Before I could even begin to find myself I had to first realize this one fundamental fact. It is not selfish to care for yourself – physically, emotionally, and intellectually. It is not selfish to put aside a little bit of time for yourself. It is not selfish to do one thing, each day, that makes you happy. It is not selfish to enjoy yourself once in awhile. But, it is, in a sense, selfish to be selfless. Because in depriving yourself of any happiness outside of your child(ren) you are depriving yourself of a well rounded life.
It took me awhile to peel away all the layers of my daughter from myself in order to find myself. It took me awhile to realize I am a person completely separate from her, and she from me. It was a bit like peeling an onion though, because when I got to the center there was nothing there. No pit. No middle. No substance. I was just a bunch of layers of her. I had allowed myself to be swallowed up by mothering for so long that there was little left of me.
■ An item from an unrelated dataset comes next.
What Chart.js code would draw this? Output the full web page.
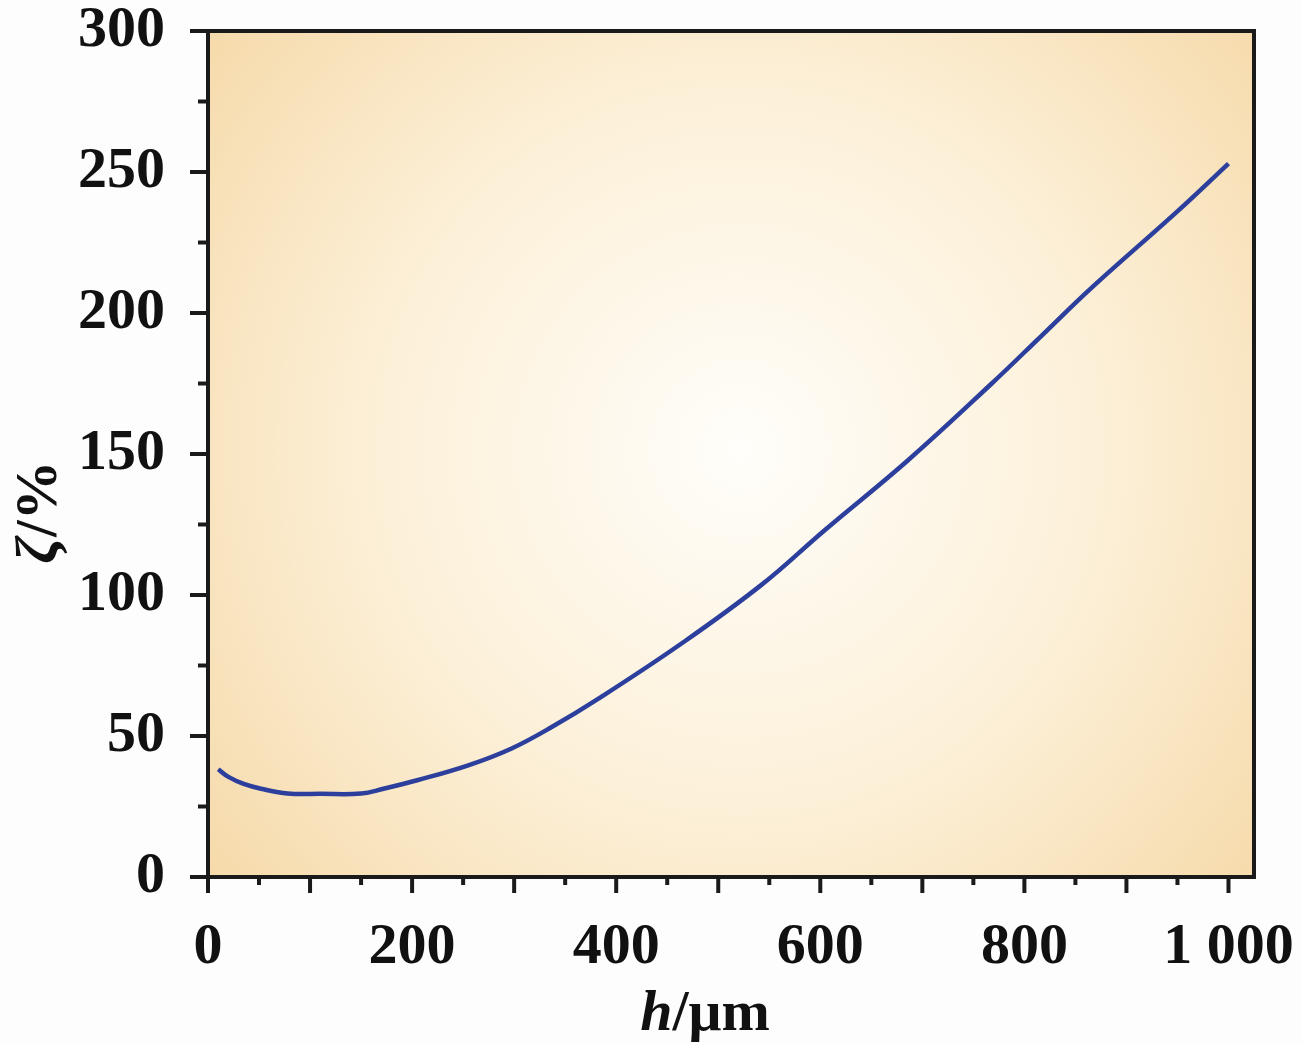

So, I had to create it. I had to find it. I had to remember who Kimberly was. So, I embarked on a journey of self exploration. I won’t bore you with the tales of my travels. It was slow sailing for awhile. But, now that Kimberly and I are reacquainted, I am a much happier person.
I understand that some parents, like I, thoroughly enjoy spending time with their children. They do not at all feel trapped by the constant bustle, to the contrary they relish their time spent together. Enjoying it so much that they freely forsake themselves. I don’t think this is entirely good practice. Giving ourselves room to live and grow is essential. Our existence shouldn’t always be solely focused on others. Making time for our desires is entirely valuable and it isn’t just self-serving. When we make time for ourselves we can resume our daily lives with a sense of happiness, accomplishment, and ease. The attitude we possess when interacting with our children matters and because of this the benefits are ten-fold.
So, for me, when I am done posting this blog I am going to continue teaching myself to speak German. It is something I have wanted to do for quite a bit of time. And, I am more than happy to say, that I am well on my way.